Bila ditinjau dari kesiapan wilayah dalam kurun waktu sekarang maupun kedepan serta keberadaan obyek vital nasional maupun daerah yang relatif tetap dan berada ditengah kepadatan pembangunan fisik daerah, maupun obyek rawan berupa satuan manuver yang bergerak pada daerah yang memiliki kontur medan yang bervariasi dan sulit, maka diperlukan Alut Sista Arhanud yang simpel, portable serta ringan, memiliki daya jangkau yang relatif jauh dan tidak lagi ada pembedaan antara ukuran satuan Arhanud ringan maupun sedang atau berat (bila ada). Namun lebih diutamakan penyebutan satuan Arhanud “saja” tanpa embel-embel ringan atau sedang. Tujuan dari generalisasi penyebutan satuan Arhanud tersebut adalah untuk memberikan ruang yang lebih luas pada penggunaan satuan Arhanud disetiap Kotama yang memiliki ataupun untuk dioperasionalkan diluar Kotama organiknya, mengingat Alut Sista yang dimiliki memiliki fleksibiltas tinggi dalam penggunaannya. Mengingat memiliki ukuran yang relatih kecil, simpel dalam penyiapan sampai dengan siap operasi, portable mudah dibongkar pasang dalam waktu yang relatif singkat, ringan sehinga tidak memerlukan daerah khusus yang luas serta karena dapat dioperasionalkan pada daerah yang sulit dilalui oleh kendaraan, karena dapat dipanggul oleh manusia serta dapat memanfaatkan bangunan-bangunan tinggi sebagai daerah gelar yang dapat memberikan coverage yang maksimal. Namun Alut Sista seperti ini haruslah tetap didukung sistem Radar yang baik agar dapat beroperasi secara mandiri, bila terdapat gangguan pada penyediaan berita sasaran oleh Kosek Kohanudnas.
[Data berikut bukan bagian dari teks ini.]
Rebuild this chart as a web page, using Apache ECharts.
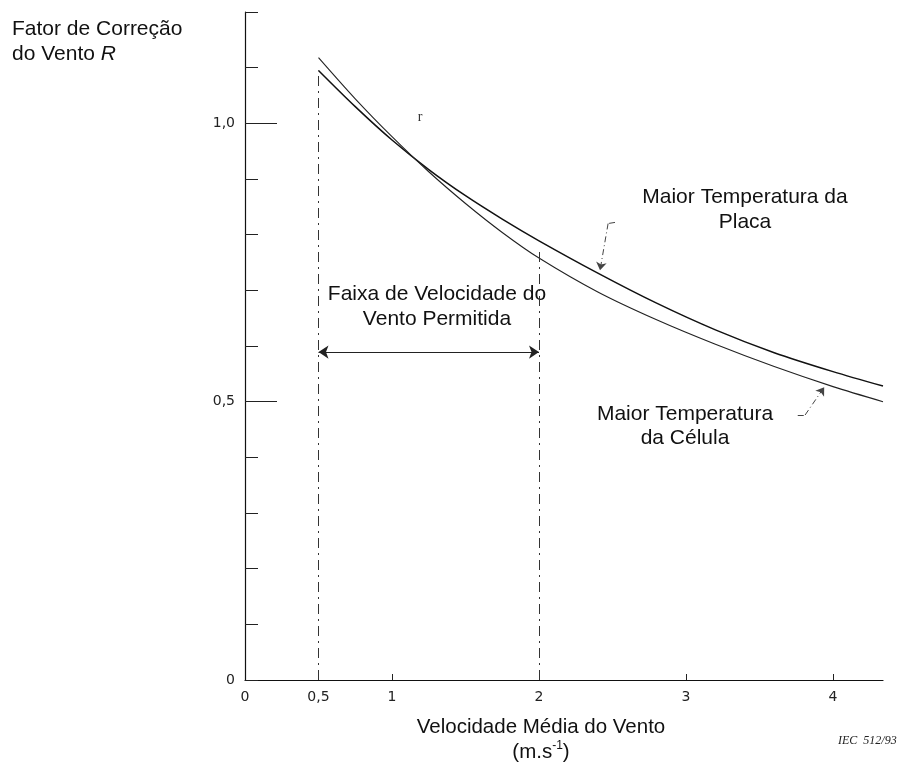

Tinjauan lain dari segi organisasi tentu akan lebih baik, bila diasumsikan organisasi satuan Arhanud masih seperti sekarang yang anggotanya berkisar pada jumlah 500 an orang maka prajurit tersebut yang semula hanya dapat mengawaki beberapa pucuk meriam/Rudal, karena setiap pucuk yang berukuran relatif besar memerlukan awak yang banyak, dapat diperluas menjadi dua kali lipat jumlah senjata nya karena Alut Sista yang dipilih hanya memerlukan sedikit personel untuk mengawaki. Organisasi satuan Arhanud akan lebih baik dalam memberikan perlindungan udara karena secara taktis akan memberikan kedalaman yang lebih baik bila dioperasionalkan dalam satu titik rawan, atau dapat pula memaksimalkan jumlah titik rawan yang perlu dilindungi, serta organisasi satuan Arhanud menjadi lebih mobil, mengingat uraian sebelumnya bahwa terminologi dari 4GW hampir identik dengan kecepatan bergerak tanpa adanya garis linier yang membatasi. Performa satuan Arhanud akan menjadi lebih baik bila ditinjau dari kemampuan lintas meda yang tinggi dan dapat dioperasionalkan pada semua bentuk medan baik yang terbuka maupun yang terhalang oleh bangunan tinggi serta mampu mengimbangi gerakan satuan manuver dan bersifat mandiri dalam pengoperasiannya.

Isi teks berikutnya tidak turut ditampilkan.